I use the Tap (blue) $15US filter when in locations with known clean tap water to remove  some chemicals (e.g. chlorine, iodine) and heavy metals (e.g. lead, arsenic). Anywhere else, (Camping or travel), I use the orange $25US Travel filter that provides the maximum filtration. Using the tap filter costs about $0,10US/L while the Travel costs $0.17/L. Each filter is good for 150L. 

The Trail filter cost's $20 but is being discontinued.

I tried the Travel filter in a local lake and it worked like a charm. I tried it with very strong smelling well water (caused by Hydrogen sulfide) and the resulting water, using the Travel filter, was clean no smell fresh tasting water.

The Process

The process is simple and straight forward. No sucking, squeezing, or zapping. You fill the outer container with your tainted water, insert the middle section and press down.
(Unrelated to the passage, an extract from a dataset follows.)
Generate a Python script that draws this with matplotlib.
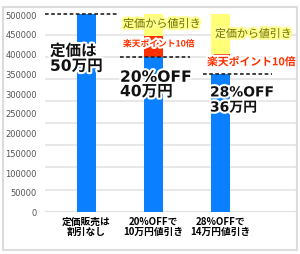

The Tap filter is easier to push and takes about 7 seconds. The Travel filter provides more resistance, more filtration and therefore takes a full 30 seconds.

You don't have to count, the resistance from the filter will guide you. You just press down with a reasonable amount of force and let it do its job. You can then drink directly from the top of the bottle or pour it into a canteen (which I don't do).
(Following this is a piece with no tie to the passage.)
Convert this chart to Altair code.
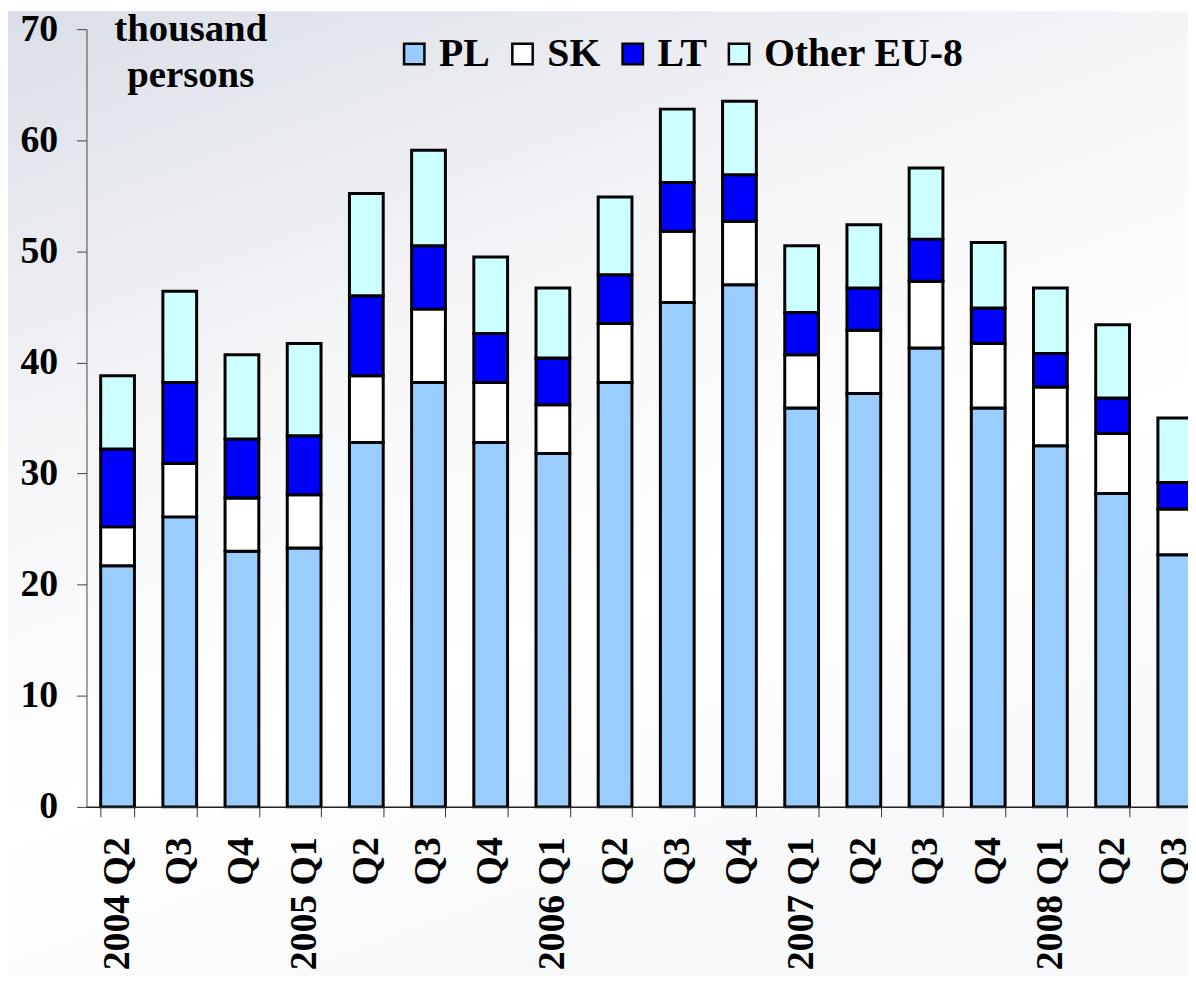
import altair as alt
import pandas as pd

periods = ["2004 Q2", "2004 Q3", "2004 Q4", "2005 Q1", "2005 Q2", "2005 Q3", "2005 Q4",
           "2006 Q1", "2006 Q2", "2006 Q3", "2006 Q4", "2007 Q1", "2007 Q2", "2007 Q3",
           "2007 Q4", "2008 Q1", "2008 Q2", "2008 Q3"]
tick_labels = ["2004 Q2", "Q3", "Q4", "2005 Q1", "Q2", "Q3", "Q4", "2006 Q1", "Q2", "Q3",
               "Q4", "2007 Q1", "Q2", "Q3", "Q4", "2008 Q1", "Q2", "Q3"]
series = ["PL", "SK", "LT", "Other EU-8"]
colors = ["#99CCFF", "#FFFFFF", "#0000FF", "#CCFFFF"]

pl = [21.7, 26.1, 23.0, 23.3, 32.8, 38.2, 32.8, 31.8, 38.2, 45.4, 47.0, 35.9, 37.2, 41.3, 35.9, 32.5, 28.2, 22.7]
sk = [3.5, 4.8, 4.8, 4.8, 6.0, 6.6, 5.4, 4.4, 5.3, 6.4, 5.7, 4.8, 5.7, 6.0, 5.8, 5.3, 5.4, 4.1]
lt = [7.0, 7.3, 5.3, 5.3, 7.2, 5.7, 4.4, 4.2, 4.4, 4.4, 4.2, 3.8, 3.8, 3.8, 3.2, 3.0, 3.2, 2.4]
other = [6.6, 8.2, 7.6, 8.3, 9.2, 8.6, 6.9, 6.3, 7.0, 6.6, 6.6, 6.0, 5.7, 6.4, 5.9, 5.9, 6.6, 5.8]

rows = []
for s_idx, (name, vals) in enumerate(zip(series, [pl, sk, lt, other])):
    for p, v in zip(periods, vals):
        rows.append({"period": p, "series": name, "order": s_idx, "value": v})
df = pd.DataFrame(rows)

FONT = "Liberation Serif"
W, H = 1127, 783

label_expr = "[" + ",".join("'%s'" % t for t in tick_labels) + "][indexof([" + \
    ",".join("'%s'" % p for p in periods) + "], datum.value)]"

bg = alt.Chart(alt.Data(values=[{"bg": 1}])).mark_rect(
    color=alt.LinearGradient(
        gradient="linear",
        stops=[alt.GradientStop(offset=0, color="#dadee6"),
               alt.GradientStop(offset=0.4, color="#f5f6f8"),
               alt.GradientStop(offset=0.7, color="#ffffff"),
               alt.GradientStop(offset=1, color="#f7f8fa")],
        x1=0, y1=0, x2=0.45, y2=1),
).encode(
    x=alt.value(-79), x2=alt.value(W), y=alt.value(-18), y2=alt.value(960)
)

bars = alt.Chart(df).mark_bar(stroke="black", strokeWidth=3).encode(
    x=alt.X("period:N", sort=periods,
            scale=alt.Scale(domain=periods, paddingInner=0.457, paddingOuter=0.2285),
            axis=alt.Axis(title=None, labelAngle=270, labelExpr=label_expr, tickBand="extent",
                          labelFont=FONT, labelFontSize=38, labelFontWeight="bold", labelColor="black",
                          labelPadding=20, tickSize=10, tickColor="#333333", domainColor="#222222",
                          domainWidth=1.5, labelOverlap=False, labelFlush=False, zindex=2)),
    y=alt.Y("value:Q", stack="zero",
            scale=alt.Scale(domain=[0, 70], nice=False),
            axis=alt.Axis(title=None, values=[0, 10, 20, 30, 40, 50, 60, 70], grid=False,
                          labelFont=FONT, labelFontSize=38, labelFontWeight="bold", labelColor="black",
                          labelPadding=19, tickSize=10, tickColor="#444444", domainColor="#444444",
                          zindex=2)),
    color=alt.Color("series:N", sort=series,
                    scale=alt.Scale(domain=series, range=colors),
                    legend=alt.Legend(title=None, orient="none", legendX=310, legendY=5,
                                      direction="horizontal", symbolType="square", symbolSize=420,
                                      symbolStrokeColor="black", symbolStrokeWidth=2.5,
                                      symbolOpacity=1, labelLimit=400,
                                      labelFont=FONT, labelFontSize=40, labelFontWeight="bold",
                                      labelColor="black", labelOffset=5, columnPadding=12,
                                      zindex=2)),
    order=alt.Order("order:Q", sort="ascending"),
)

unit = alt.Chart(alt.Data(values=[{"t": 1}])).mark_text(
    text=["thousand", "persons"], font=FONT, fontSize=39, fontWeight="bold",
    align="center", baseline="alphabetic", lineHeight=46, color="black"
).encode(x=alt.value(105), y=alt.value(12))

chart = alt.layer(bg, bars, unit).properties(
    width=W, height=H,
    autosize=alt.AutoSizeParams(type="none"),
    padding={"left": 79, "top": 18, "right": -18, "bottom": 167},
    background="white",
).configure_view(stroke=None)

chart.save("out.html", embed_options={"renderer": "svg", "actions": False})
Important additional notes

You fill the outer shell with the "dirty" water then press the inner-core filter section down like a french press. It is important to make sure dirty water from your hands doesn't contaminate the inter tube (where the fresh clean water is stored).

If using water with lots of sediment, I recommend using a handkerchief or bandana as a pre-filter, to prolong the life of the filter. 

My version is the Grayl quest with a plastic outer shell and a stainless steel inner shell (weighs about 16 oz). The full stainless steel version ,the Legend, weighs in at 20oz. The new Ultralight is all plastic and weighs only 10oz. If you are an ultralight camper or traveller then go with the Ultralight but I prefer to store my water in a stainless steel vessel and am fine with a little extra weight,

The Grayl fits in a standard car cup holder or the bottle holder of most bags I have tried it with, so no worries for day to say use. 


It was hard to find anything negative to say about the Grayl. It has become my everyday carry water bottle. 

There is no automatic reminder to change your filter. They say it is about 3 months of use when used 3 times a day but it will be easy to lose count in the field. I don't know how they can add a counter but it is something to keep in mind.

Because of the design, it holds less water than you would expect at first glance. It carries 473ML. This is in no way a show stopper but something to keep in mind if using it in areas with limited water, You may need to carry additional untreated water in another water bag.